Brazil’s path to regulation was far from smooth – marked by delays, years of political debate, and concerns regarding player protection. And although the law was proposed in 2018, real changes only began five years later. Here is a brief timeline:
- Dec 2018 – Law No. 13.756 adopted: fixed-odds betting legalized, and the Ministry of Finance was granted authority to develop the regulatory framework.
- 2019–2023 – successive governments failed to implement regulation, and foreign operators continued to flood the market.
- Dec 2023 – Law No. 14.790 approved: official regulation of betting and online gaming; a licensing and taxation system created under the new Secretariat of Prizes and Bets (SPA) at the Ministry of Finance.
- Jan 2024 – SPA created: Decree No. 11.907/2024 officially launches SPA, granting it powers over licensing, compliance, and oversight.
- Feb–Aug 2024 – a series of SPA regulations issued, including on advertising, sponsorship, responsible gambling, AML, and the key licensing framework (Portaria No. 827/2024).
- Dec 2024 – licensing period closes: operators must obtain an SPA license to operate legally; the license is valid for 5 years and covers up to three brands.
- Jan 2025 – regulated market goes live: only licensed operators may advertise, sponsor teams, and provide services in Brazil.

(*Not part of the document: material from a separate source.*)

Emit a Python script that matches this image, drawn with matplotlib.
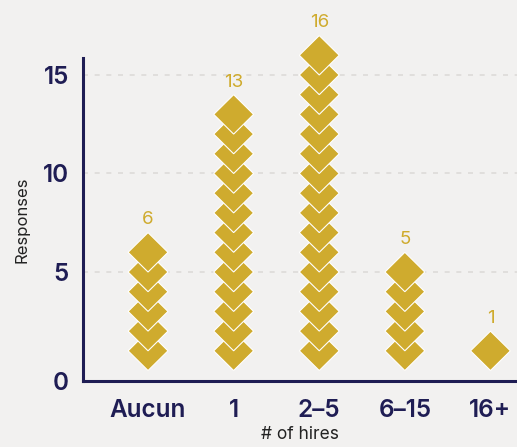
import matplotlib.pyplot as plt
import matplotlib.transforms as mtransforms
from matplotlib.patches import Polygon

categories = ['Aucun', '1', '2–5', '6–15', '16+']
responses = [6, 13, 16, 5, 1]

gold = '#cfab2e'
navy = '#1f1d54'
bg = '#f2f1f0'

plt.rcParams['font.family'] = ['Inter', 'DejaVu Sans']

fig = plt.figure(figsize=(5.17, 4.47), dpi=100, facecolor=bg)
ax = fig.add_axes([0.1605, 0.1477, 0.8395, 0.7225], facecolor=bg)

half_w, half_h = 0.233, 1.0  # diamond half sizes in data units
for i, n in enumerate(responses):
    for k in range(1, n + 1):
        pts = [(i - half_w, k), (i, k + half_h), (i + half_w, k), (i, k - half_h)]
        ax.add_patch(Polygon(pts, closed=True, facecolor=gold, edgecolor='white',
                             linewidth=0.8, zorder=3 + k * 0.01, clip_on=False))
    ax.annotate(str(n), xy=(i, n + half_h), xytext=(0, 3), textcoords='offset points',
                ha='center', va='bottom', color=gold, fontsize=13.5,
                annotation_clip=False)

ax.set_xlim(-0.76, 4.31)
ax.set_ylim(-0.53, 15.86)
ax.set_xticks(range(len(categories)))
ax.set_xticklabels(categories)
ax.set_yticks([0, 5, 10, 15])

for y in [5, 10, 15]:
    ax.axhline(y, color='#dddbd8', linestyle=(0, (3, 4)), linewidth=1.2, zorder=1)

ax.tick_params(axis='both', length=0, colors=navy, labelsize=17.5)
ax.tick_params(axis='x', pad=13)
ax.tick_params(axis='y', pad=10)
for lab in ax.get_xticklabels() + ax.get_yticklabels():
    lab.set_fontweight('semibold')

# the "0" label sits on the axis line in the reference
zero = ax.get_yticklabels()[0]
zero.set_transform(zero.get_transform()
                   + mtransforms.ScaledTranslation(0, -10 / 100, fig.dpi_scale_trans))

for side in ['top', 'right']:
    ax.spines[side].set_visible(False)
for side in ['left', 'bottom']:
    ax.spines[side].set_color(navy)
    ax.spines[side].set_linewidth(2.2)

ax.set_ylabel('Responses', fontsize=12, color='#222222', labelpad=10)
ax.set_xlabel('# of hires', fontsize=12.5, color='#222222', labelpad=3)

fig.savefig('out.png', dpi=100, facecolor=bg)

Before the rules came into effect, betting companies dominated the sponsorship landscape: 75% of title sponsors in Brazil’s Série A and around R$1.4 billion in commercial revenue.
Powerful marketing campaigns and star endorsements made sponsorship one of the most important brand growth tools – both for operators and for clubs. In 2025, once the rules came into force, the market experienced an unprecedented shift. Deals were frozen, revised, and in some cases terminated. However, within a few months the situation stabilized – clubs and operators adapted, and the market began to grow again.
As of January 2025, only SPA-licensed operators may sponsor, advertise, or promote betting. Clubs are prohibited from partnering with unlicensed brands, and the Brazilian Football Confederation (CBF) instructed leagues to terminate such partnerships. This led to a wave of contract cancellations and renegotiations – a clear signal that compliance now outweighs profit.
At the same time, the transition went relatively smoothly: by mid-2025, Brazil had 65 licensed operators and 171 brands. Every Série A club now has at least one legal betting partner.
For decades, Brazilian football was steeped in betting advertising: club kits, stadiums, pitchside ads, social media, celebrities. Over time, the line between sport and gambling began to blur – especially for younger audiences. Now, all betting advertising – from shirt branding to Instagram posts – is regulated by SPA and CONAR (Annex X).
For operators and clubs, this now means a ban on advertising that targets minors or portrays betting as a route to wealth. They must also include responsible gambling messages and age warnings. Regulators may additionally request approval of advertising materials.
Restrictions have also affected advertising with celebrities. Influencers and famous athletes played a key role in promoting betting for many years. Partnerships with Luís Figo, Cristiano Ronaldo, and others delivered instant reach and credibility. But as these campaigns grew, so did concerns: they attracted minors and glamorized gambling excessively. As a result, authorities support stricter rules – including a potential ban on active players, coaches, and anyone under 18 from appearing in betting ads. The goal is to reduce the “gloss” of gambling and protect young audiences.
The era when clubs simply received money from sponsors is over. Clubs now share responsibility for verifying partner licenses and ensuring SPA compliance. Every contract must be registered with the SPA; violations may lead to fines, removal of advertising, and even suspension of a license.
In 2025, major clubs – Santos, Atlético Mineiro, and Flamengo – already revised their agreements, becoming more selective in choosing partners. Clubs have shifted from passive recipients of sponsorship funds to active participants in shaping a healthy, transparent, and sustainable industry.
Brazil’s football sponsorship market continues to develop. While the shift from an unregulated to a licensed market may seem restrictive to some, it has created a healthier and more sustainable ecosystem.
Today, it’s not enough for operators to simply place their logo on a jersey. Partnerships must reflect integrity, responsibility, regulatory compliance, and social mission – values that fans, regulators, and clubs expect.